One approach is to visually inspect the dendrogram and decide where to “cut” the tree based on distances or structural changes. Another systematic method is to use internal evaluation metrics like the silhouette coefficient, which indicates how well-separated the clusters are. There is also the inconsistency method, which compares the distance at each node to the average distance of its constituent nodes at lower levels in the dendrogram.
How do we choose the distance metric in hierarchical clustering?
The distance metric in hierarchical clustering depends on the nature of the data and domain knowledge. Common metrics include Euclidean distance, Manhattan distance, or correlation-based distances. The choice of linkage (single, complete, average, Ward’s) also influences how cluster distances are computed. The “best” choice can vary by dataset. For example, Ward’s linkage is somewhat similar in spirit to k-Means since it tries to minimize the within-cluster variance when merging.
Is k-Means suitable for clusters with non-spherical shapes or varying densities?
k-Means can struggle with clusters that are elongated, non-spherical, or have varying densities. Because it uses Euclidean distance to assign points to the nearest centroid, data that forms curved or elongated shapes may be poorly segmented by k-Means. If the data is known to have complex cluster shapes or non-uniform densities, methods like DBSCAN, Mean Shift, or spectral clustering might be more effective.
How do outliers affect hierarchical clustering compared to k-Means?
k-Means is sensitive to outliers because large distances can skew the centroid calculations. Outliers can pull the centroid toward themselves, degrading cluster quality. Hierarchical clustering is generally more robust to outliers when using certain linkage criteria, though extreme values can still affect how distances between clusters are computed. In agglomerative clustering, outliers may appear as singleton clusters that only merge with the rest at large distance thresholds.

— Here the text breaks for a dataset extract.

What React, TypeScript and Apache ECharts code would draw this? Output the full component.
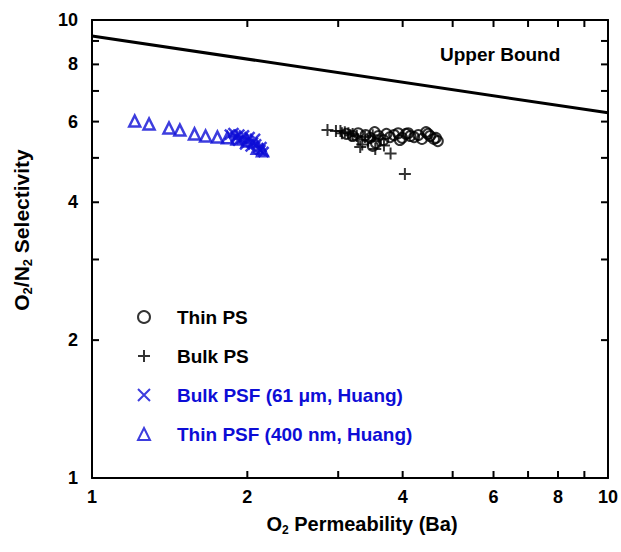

How do we handle large-scale datasets with hierarchical clustering, given its high computational cost?
For large datasets, hierarchical clustering can become very costly if implemented naively. Approximate or hybrid methods (e.g., “mini-batch” hierarchical clustering, or running a faster clustering method first to reduce the data size) can help. Some libraries use efficient data structures (like KD-trees or ball trees) to speed up nearest neighbor queries. Another strategy is to use k-Means to create initial sub-clusters, then apply hierarchical clustering on the centroids of those sub-clusters to combine them at higher levels of granularity.